-------- AVAILABLE DATA --------
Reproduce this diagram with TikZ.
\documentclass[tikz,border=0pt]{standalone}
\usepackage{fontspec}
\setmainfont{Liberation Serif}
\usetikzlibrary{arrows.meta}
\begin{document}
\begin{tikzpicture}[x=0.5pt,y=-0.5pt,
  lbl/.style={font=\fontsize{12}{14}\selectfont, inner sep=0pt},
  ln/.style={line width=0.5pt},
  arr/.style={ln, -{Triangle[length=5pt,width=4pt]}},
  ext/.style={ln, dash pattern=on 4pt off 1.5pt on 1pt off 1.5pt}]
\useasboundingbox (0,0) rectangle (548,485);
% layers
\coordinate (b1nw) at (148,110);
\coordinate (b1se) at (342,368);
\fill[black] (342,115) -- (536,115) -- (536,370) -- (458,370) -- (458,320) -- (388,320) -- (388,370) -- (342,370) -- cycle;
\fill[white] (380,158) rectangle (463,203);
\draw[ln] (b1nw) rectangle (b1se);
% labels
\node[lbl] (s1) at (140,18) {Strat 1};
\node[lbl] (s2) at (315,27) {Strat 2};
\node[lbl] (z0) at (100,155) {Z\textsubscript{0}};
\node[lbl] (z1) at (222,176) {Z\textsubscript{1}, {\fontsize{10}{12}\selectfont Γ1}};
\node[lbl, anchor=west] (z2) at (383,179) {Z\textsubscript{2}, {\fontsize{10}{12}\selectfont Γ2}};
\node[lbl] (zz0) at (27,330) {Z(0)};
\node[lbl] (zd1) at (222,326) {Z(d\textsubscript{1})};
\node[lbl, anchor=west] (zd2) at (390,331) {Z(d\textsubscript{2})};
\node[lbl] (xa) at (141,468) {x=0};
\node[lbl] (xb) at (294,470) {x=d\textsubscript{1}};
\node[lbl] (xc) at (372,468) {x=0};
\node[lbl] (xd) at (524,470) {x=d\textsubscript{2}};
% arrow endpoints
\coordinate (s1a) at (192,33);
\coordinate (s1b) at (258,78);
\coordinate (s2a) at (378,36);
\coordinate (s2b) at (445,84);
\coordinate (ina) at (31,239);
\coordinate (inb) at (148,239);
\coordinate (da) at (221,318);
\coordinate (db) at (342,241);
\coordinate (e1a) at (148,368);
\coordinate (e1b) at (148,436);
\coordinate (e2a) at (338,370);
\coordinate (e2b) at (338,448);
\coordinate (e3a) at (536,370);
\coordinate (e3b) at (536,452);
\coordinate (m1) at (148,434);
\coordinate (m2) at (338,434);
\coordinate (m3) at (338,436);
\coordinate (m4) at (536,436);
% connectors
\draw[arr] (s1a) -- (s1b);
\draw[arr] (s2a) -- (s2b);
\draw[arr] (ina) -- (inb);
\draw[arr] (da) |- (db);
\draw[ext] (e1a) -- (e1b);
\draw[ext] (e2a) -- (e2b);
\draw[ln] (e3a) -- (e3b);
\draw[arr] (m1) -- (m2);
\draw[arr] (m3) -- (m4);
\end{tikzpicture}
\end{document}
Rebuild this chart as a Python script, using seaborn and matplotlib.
--------
● **DIRECTIVE**
The lines above should be duplicated exactly.

● **TASK ANSWER**
Reproduce this diagram with TikZ.
\documentclass[tikz,border=0pt]{standalone}
\usepackage{fontspec}
\setmainfont{Liberation Serif}
\usetikzlibrary{arrows.meta}
\begin{document}
\begin{tikzpicture}[x=0.5pt,y=-0.5pt,
  lbl/.style={font=\fontsize{12}{14}\selectfont, inner sep=0pt},
  ln/.style={line width=0.5pt},
  arr/.style={ln, -{Triangle[length=5pt,width=4pt]}},
  ext/.style={ln, dash pattern=on 4pt off 1.5pt on 1pt off 1.5pt}]
\useasboundingbox (0,0) rectangle (548,485);
% layers
\coordinate (b1nw) at (148,110);
\coordinate (b1se) at (342,368);
\fill[black] (342,115) -- (536,115) -- (536,370) -- (458,370) -- (458,320) -- (388,320) -- (388,370) -- (342,370) -- cycle;
\fill[white] (380,158) rectangle (463,203);
\draw[ln] (b1nw) rectangle (b1se);
% labels
\node[lbl] (s1) at (140,18) {Strat 1};
\node[lbl] (s2) at (315,27) {Strat 2};
\node[lbl] (z0) at (100,155) {Z\textsubscript{0}};
\node[lbl] (z1) at (222,176) {Z\textsubscript{1}, {\fontsize{10}{12}\selectfont Γ1}};
\node[lbl, anchor=west] (z2) at (383,179) {Z\textsubscript{2}, {\fontsize{10}{12}\selectfont Γ2}};
\node[lbl] (zz0) at (27,330) {Z(0)};
\node[lbl] (zd1) at (222,326) {Z(d\textsubscript{1})};
\node[lbl, anchor=west] (zd2) at (390,331) {Z(d\textsubscript{2})};
\node[lbl] (xa) at (141,468) {x=0};
\node[lbl] (xb) at (294,470) {x=d\textsubscript{1}};
\node[lbl] (xc) at (372,468) {x=0};
\node[lbl] (xd) at (524,470) {x=d\textsubscript{2}};
% arrow endpoints
\coordinate (s1a) at (192,33);
\coordinate (s1b) at (258,78);
\coordinate (s2a) at (378,36);
\coordinate (s2b) at (445,84);
\coordinate (ina) at (31,239);
\coordinate (inb) at (148,239);
\coordinate (da) at (221,318);
\coordinate (db) at (342,241);
\coordinate (e1a) at (148,368);
\coordinate (e1b) at (148,436);
\coordinate (e2a) at (338,370);
\coordinate (e2b) at (338,448);
\coordinate (e3a) at (536,370);
\coordinate (e3b) at (536,452);
\coordinate (m1) at (148,434);
\coordinate (m2) at (338,434);
\coordinate (m3) at (338,436);
\coordinate (m4) at (536,436);
% connectors
\draw[arr] (s1a) -- (s1b);
\draw[arr] (s2a) -- (s2b);
\draw[arr] (ina) -- (inb);
\draw[arr] (da) |- (db);
\draw[ext] (e1a) -- (e1b);
\draw[ext] (e2a) -- (e2b);
\draw[ln] (e3a) -- (e3b);
\draw[arr] (m1) -- (m2);
\draw[arr] (m3) -- (m4);
\end{tikzpicture}
\end{document}
Rebuild this chart as a Python script, using seaborn and matplotlib.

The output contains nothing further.